When all else fails, you can usually extract some decent writing from your children when it centers on a holiday theme of some sort. With Valentine’s Day just around the corner, here are some creative (and painless) ways to encourage your kids to write.
Vocabulary and Spelling
Hidden in Your Heart
Encourage vocabulary and spelling development.
Supplies: Purchase a package of pre-cut paper hearts, or cut your own from scrapbooking or construction paper.
Directions: On individual hearts, spell out one of the following words or phrases. Let your child find other words hidden within the longer word or phrase and write them down on a list. Older children can have a contest to see who can come up with the longest list of words.
- VALENTINE’S DAY: say, lend, vial . . .
- HEARTS: star, ear, rat . . .
- I LOVE MY FAMILY: mail, yam, live . . .
Short and Sweet
Messages from the Heart
Spread Valentine love throughout your home by hiding heart messages for your family.
Supplies: Hearts cut from red, white, pink, purple, and light-blue paper.
Directions: A day or two before Valentine’s Day, have the kids prepare and sign little love messages on their stack of hearts. You can make some too! Then, on Valentine’s Day, encourage everyone to play Cupid by hiding the message hearts around the house for others to find. Messages can be tucked into shoes, pockets, bedroom or kitchen drawers, in a favorite book, under pillows, in the toy box, or into PJs. Be creative! Everyone will have fun giving and receiving these little love notes!
Heartfelt Sentences
Give your younger children some sentence-writing practice.
Supplies: Colorful hearts cut from construction or scrapbooking paper (or a purchased package of paper hearts), glue stick, large sheet of construction paper or sentence strips.

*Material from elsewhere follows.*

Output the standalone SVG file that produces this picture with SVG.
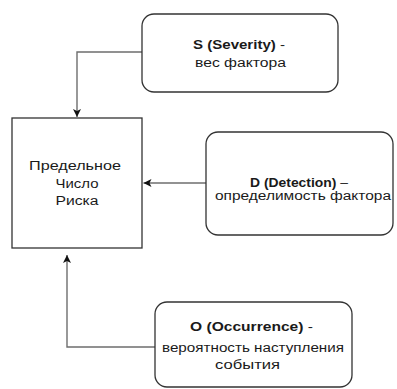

Directions: Write words your children can read without help, including family members’ names, color words, common sight words, number words, and other words they know how to read. Encourage your kids to form sentences from the words on their hearts, gluing the words to the construction paper or sentence strip.
I Am Loved
Help your children think of pets and people who love them. Ask them to complete this sentence, filling in the blank with a different name each time. They can write one or more sentences, depending on their age and ability.
I know ________ loves me because ….
Valentine Writing Prompts
Stimulate writing ideas by providing your children and younger teens with some heartfelt writing prompts.
- Write an acrostic poem using the word FRIEND, HEART, or VALENTINE.
- Make a list of ways you can show your love for your family members.
- Write a letter to a parent, grandparent, or sibling telling them why you love them.
- Tell about a time when you felt especially loved.
- Draw a picture of yourself and a friend or family member enjoying a special moment where you felt or expressed love. Write one or two sentences—or even a whole story—about it.
- Write a poem entitled “Love Is.”
- Write a paragraph or essay telling what makes someone a good friend.
- Write a paragraph or essay defining and describing love.
- Imagine a world where everyone loved their neighbor as much as they loved themselves. What would it be like to live in such a world? How would families and communities be changed?